No teste acompanhado pela Folha, a voluntária Renata não conseguiu sequer contar com precisão as 24 vezes em que a imagem de Bolsonaro apareceu na tela (ela achava que haviam sido 22). “Me dá um asco da figura do Bolsonaro. Quanto menos ele aparecia, melhor.”
Mas a rejeição a um político não poderia também provocar um pico no gráfico? Schmidt diz que não. Segundo ela, a emoção é medida por outro tipo de marcador. “Eu vou ver [essa reação] em outra onda. O asco não aumenta sua atenção, faz até perder. Em vez de contar 24, conta 22.”

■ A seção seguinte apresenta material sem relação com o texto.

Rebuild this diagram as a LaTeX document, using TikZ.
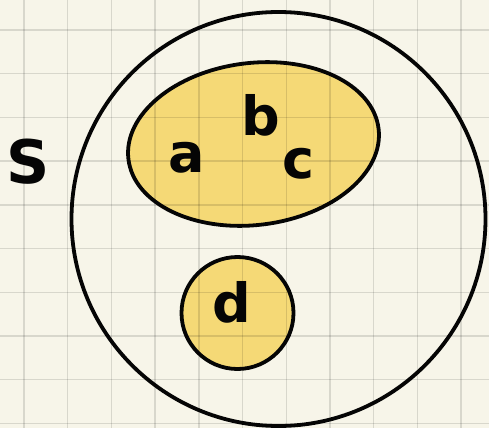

Se a atenção de um lulista não está devotada para Bolsonaro, e de um bolsonarista para Lula, é provável que eles não sejam ouvidos pelo lado oposto. “Será que se ele chegar num momento na mídia, eu vou dar atenção, eu vou parar para olhar? Ou eu vou preferir pílulas de fake news dizendo o contrário? Quando você observa que essa polarização leva a uma diminuição do recurso atencional, algo está errado”, diz a pesquisadora.
Depois do eletroencefalograma, os voluntários passam por outro teste. De frente para uma tela, eles são orientados a seguir determinadas instruções. Em um dos blocos, são requisitados a associar a imagem de Bolsonaro com palavras positivas. Se a foto do ex-presidente aparece ao lado da palavra “gentil”, por exemplo, o participante deve apertar determinada tecla. Em outro bloco, devem fazer o mesmo com Lula. Ao fim, o programa mede os acertos e o tempo de resposta.
O objetivo é avaliar as respostas automáticas dos voluntários, quando eles não têm tempo para pensar em como reagir. “É aí que vem a grande diferença do nosso estudo. Quando você pega um questionário, você tem tempo de elaborar sua resposta”, diz Schmidt. “Te dá o tempo de pensar ‘Não, eu não vou falar que eu sou antidemocrático’. A pessoa pensa e responde com uma certa adequação social para não ser vista como socialmente incorreta. Quando a gente captura a resposta eletrofisiológica, não há como elaborar.”